The pot roast is listed in a smaller section called "Tavern Food" that has the same price range. A composed presentation in a large pasta bowl separated the chunks of beef and gravy from the mound of garlic mashed potatoes and the sides of roasted carrots and potato wedges. Peas sprinkled on top added a splash of color.

This filling dish is a good choice for a cold or rainy day when you're really hungry for comfort food. The beef was tender and could be pulled apart with a fork. Two kinds of potato is overkill, in my opinion, but otherwise this dish is a winner.

For lighter appetites, the oven-roasted walleye from Canada is a flavorful choice. Dusted in seasoned flour, the two filets are baked in browned lemon butter and garnished with parsley and scallions. I don't often find walleye on local menus, so this was a tasteful treat.

My chosen side was a mixed green salad with a hard-boiled egg and Italian dressing, which lacked pepper. To our personable server's credit, she didn't recite the long list of dressing choices but instead asked what I liked.

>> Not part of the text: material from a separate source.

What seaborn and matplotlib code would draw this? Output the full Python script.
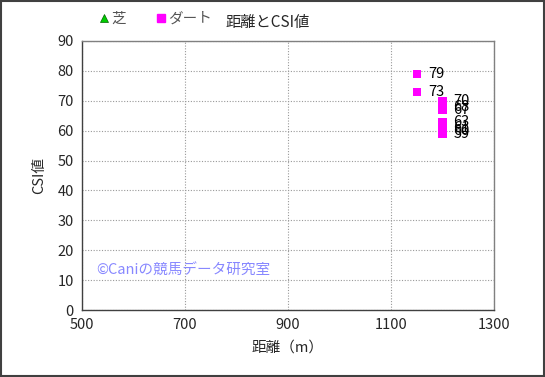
import pandas as pd
import numpy as np
import matplotlib.pyplot as plt
import seaborn as sns
from matplotlib.lines import Line2D

# data (芝 has no points)
turf_dist = []
turf_csi = []
dirt_dist = [1150, 1150, 1200, 1200, 1200, 1200, 1200, 1200, 1200]
dirt_csi = [79, 73, 70, 68, 67, 63, 61, 60, 59]

x_ticks = [500, 700, 900, 1100, 1300]
y_ticks = list(range(0, 91, 10))

df = pd.DataFrame({"dist": dirt_dist, "csi": dirt_csi})

sns.set_style("white")
plt.rcParams['font.family'] = ['Noto Sans CJK JP', 'DejaVu Sans']

fig = plt.figure(figsize=(5.45, 3.77), dpi=100)
ax = fig.add_axes([82 / 545, 67 / 377, 412 / 545, 269 / 377])

sns.scatterplot(data=df, x="dist", y="csi", marker="s", color="#ff00ff",
                s=36, edgecolor="none", ax=ax, zorder=3)
for d, c in zip(dirt_dist, dirt_csi):
    ax.annotate(str(c), (d, c), xytext=(8, 0), textcoords="offset points",
                va="center", ha="left", fontsize=10.5, color="black")

ax.set_xlim(500, 1300)
ax.set_ylim(0, 90)
ax.set_xticks(x_ticks)
ax.set_yticks(y_ticks)
ax.tick_params(labelsize=10.5, length=0, pad=6)
ax.grid(True, color="#999999", linestyle=(0, (1, 1.5)), linewidth=0.8)
for sp in ax.spines.values():
    sp.set_color("#808080")
    sp.set_linewidth(1)
ax.spines['bottom'].set_color("#404040")
ax.spines['left'].set_color("#404040")
ax.set_xlabel("距離（m）", fontsize=10.5, labelpad=6)
ax.set_ylabel("CSI値", fontsize=10.5, labelpad=8)

ax.text(0.035, 0.145, "©Caniの競馬データ研究室", transform=ax.transAxes,
        fontsize=10.5, color="#8888ff", ha="left", va="center")

# legend + title at top
handles = [Line2D([], [], marker="^", color="#00cc00", markeredgecolor="#006600",
                  markeredgewidth=0.5, linestyle="none", markersize=6),
           Line2D([], [], marker="s", color="#ff00ff", linestyle="none", markersize=6)]
fig.legend(handles, ["芝", "ダート"], loc="center left", bbox_to_anchor=(97 / 545, 1 - 19 / 377),
           ncol=2, frameon=False, fontsize=10.5, handletextpad=0.0, columnspacing=1.9,
           labelcolor="#555555", handlelength=1.0, borderaxespad=0, borderpad=0)
fig.text(268 / 545, 1 - 23 / 377, "距離とCSI値", ha="center", va="center", fontsize=11)

# outer border
fig.patches.append(plt.Rectangle((0.002, 0.003), 0.996, 0.994, transform=fig.transFigure,
                                 fill=False, edgecolor="#404040", linewidth=1.5))

fig.savefig("out.png", dpi=100)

Other parts of the menu we did not have room to sample are greens, soups of the day, sandwiches, wood-fired brick oven pizza and the nearly dozen 10-ounce burgers. Our server's presentation of the dessert tray convinced us not to skip a sweet ending to our repast.

Like the breads, the desserts are made in-house, a good sign that the owner takes special pride in the business. We chose the warm bread pudding with whiskey sauce, which measured up nicely to others I've had.

Stone Eagle Tavern is a welcome addition to the northwest suburbs and should be on diners' shortlists for many occasions.

• Restaurant reviews are based on one anonymous visit. The Daily Herald does not publish reviews of restaurants it cannot recommend.